┏━━

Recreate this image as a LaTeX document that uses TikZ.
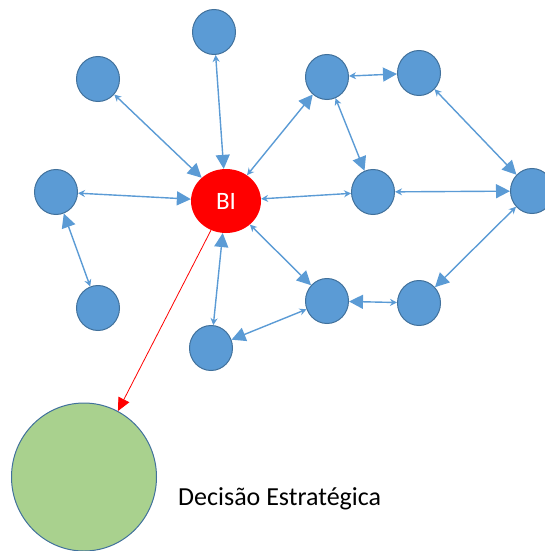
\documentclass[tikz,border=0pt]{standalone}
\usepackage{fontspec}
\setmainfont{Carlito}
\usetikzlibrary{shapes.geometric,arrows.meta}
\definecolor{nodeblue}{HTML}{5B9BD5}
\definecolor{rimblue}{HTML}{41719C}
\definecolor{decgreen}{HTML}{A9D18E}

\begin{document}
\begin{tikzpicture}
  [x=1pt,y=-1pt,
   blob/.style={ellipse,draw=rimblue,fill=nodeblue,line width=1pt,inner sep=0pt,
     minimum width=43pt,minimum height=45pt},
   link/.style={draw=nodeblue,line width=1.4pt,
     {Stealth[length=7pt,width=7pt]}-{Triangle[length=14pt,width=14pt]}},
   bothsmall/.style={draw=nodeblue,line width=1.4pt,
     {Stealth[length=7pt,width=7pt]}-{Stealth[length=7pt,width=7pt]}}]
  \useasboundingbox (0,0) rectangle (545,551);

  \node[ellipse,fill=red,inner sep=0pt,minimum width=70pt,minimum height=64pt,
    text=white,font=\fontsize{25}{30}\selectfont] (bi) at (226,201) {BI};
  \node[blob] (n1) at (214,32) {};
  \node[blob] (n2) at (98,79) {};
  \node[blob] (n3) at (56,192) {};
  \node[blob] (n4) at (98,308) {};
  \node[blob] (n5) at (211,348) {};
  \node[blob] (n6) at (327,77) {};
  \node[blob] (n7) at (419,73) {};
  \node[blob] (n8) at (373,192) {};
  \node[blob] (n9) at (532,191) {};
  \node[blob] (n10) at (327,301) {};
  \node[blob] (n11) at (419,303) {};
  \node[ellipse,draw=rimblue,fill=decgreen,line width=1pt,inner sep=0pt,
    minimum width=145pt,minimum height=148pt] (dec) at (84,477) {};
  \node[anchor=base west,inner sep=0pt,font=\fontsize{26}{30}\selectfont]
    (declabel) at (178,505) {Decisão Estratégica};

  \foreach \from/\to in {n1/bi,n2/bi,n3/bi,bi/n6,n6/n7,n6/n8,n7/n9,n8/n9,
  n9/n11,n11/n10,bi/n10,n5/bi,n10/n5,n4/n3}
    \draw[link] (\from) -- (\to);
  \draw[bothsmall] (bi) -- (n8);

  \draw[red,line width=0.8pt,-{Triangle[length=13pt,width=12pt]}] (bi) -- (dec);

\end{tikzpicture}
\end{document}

┗━━

Exercise directions:
Write out exactly the opening lines of the data, stopping after the line that holds "(0,0) rectangle (545,551);". Exclude pictures.

Answer to this problem:
Recreate this image as a LaTeX document that uses TikZ.
\documentclass[tikz,border=0pt]{standalone}
\usepackage{fontspec}
\setmainfont{Carlito}
\usetikzlibrary{shapes.geometric,arrows.meta}
\definecolor{nodeblue}{HTML}{5B9BD5}
\definecolor{rimblue}{HTML}{41719C}
\definecolor{decgreen}{HTML}{A9D18E}

\begin{document}
\begin{tikzpicture}
  [x=1pt,y=-1pt,
   blob/.style={ellipse,draw=rimblue,fill=nodeblue,line width=1pt,inner sep=0pt,
     minimum width=43pt,minimum height=45pt},
   link/.style={draw=nodeblue,line width=1.4pt,
     {Stealth[length=7pt,width=7pt]}-{Triangle[length=14pt,width=14pt]}},
   bothsmall/.style={draw=nodeblue,line width=1.4pt,
     {Stealth[length=7pt,width=7pt]}-{Stealth[length=7pt,width=7pt]}}]
  \useasboundingbox (0,0) rectangle (545,551);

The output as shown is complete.